Awesome shoes were stuffed with great gams that were topped with rotund behinds that were swathed in chic spandex dresses which displayed tasteful amounts of superb cleavage attached to elongated necks and BAM- I spied dark under eye circles on one of the faces. But it sort of complimented her immaculate smokey eye make up, so it didn't count. My search continued and I noticed that the Breck hair was actually a weave, but that wasn't a good enough strike because it was a pretty decent one and who doesn't have fake hair? If I were to point out these flaws out to anybody else, they'd just reply with a, "So what, hater!" Or worse, they'd call attention to my flaws and I'd dwindle into a puddle of tears in purple suede shoes. I could care less if these hot chicks were dumb or uneducated because that stuff is totally overrated and worthless in a party setting.
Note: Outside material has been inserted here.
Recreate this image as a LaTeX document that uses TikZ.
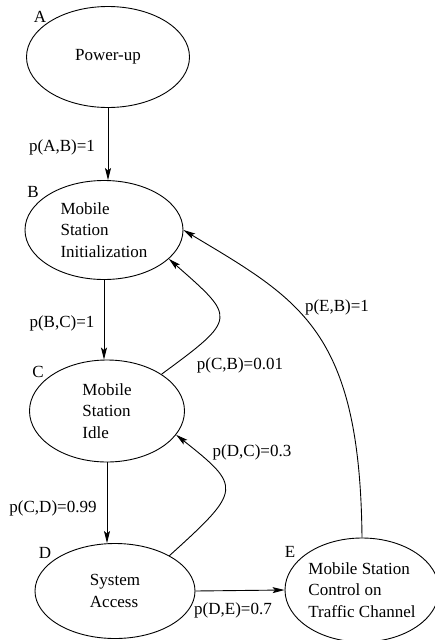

I gave up and silently cursed the universe for creating girls like that and placing them in my presence. Why would you do that, Universe?! Just to piss all over my self-esteem? I thought I was so cute when I left my apartment and I was now immediately reduced to feeling like I did when I was eleven years old and my gym teacher, Mr. Malove, announced that I weighed a whopping 185 pounds within earshot of my adolescent crush Edwin Graham. I ordered a drink to calm myself and keep a serious hate attack from ensuing. As I sipped my wine, I fantasized about the girls possibly having halitosis or better yet- crotch rot. Nothing that good on the outside could be any good on the inside. But I'd never know. I tried to push them out of my mind for the remainder of the party but they caused a scene every time they sauntered by, parting the sea of partygoers like Moses' staff with hips and ass. Later in the evening I found myself chatting with a male friend who brazenly tried his luck with one of ladies by inquiring about her post-party plans. She casually replied that she was headed to hang out at a rather swanky hotel and somehow alluded that it was too rich for his blood. Defeated, my friend turned back to me and sulked, "Who hangs out at a hotel at 2 A.M.?" I grinned and said a silent, "Thank you," to the Universe for making them Whores.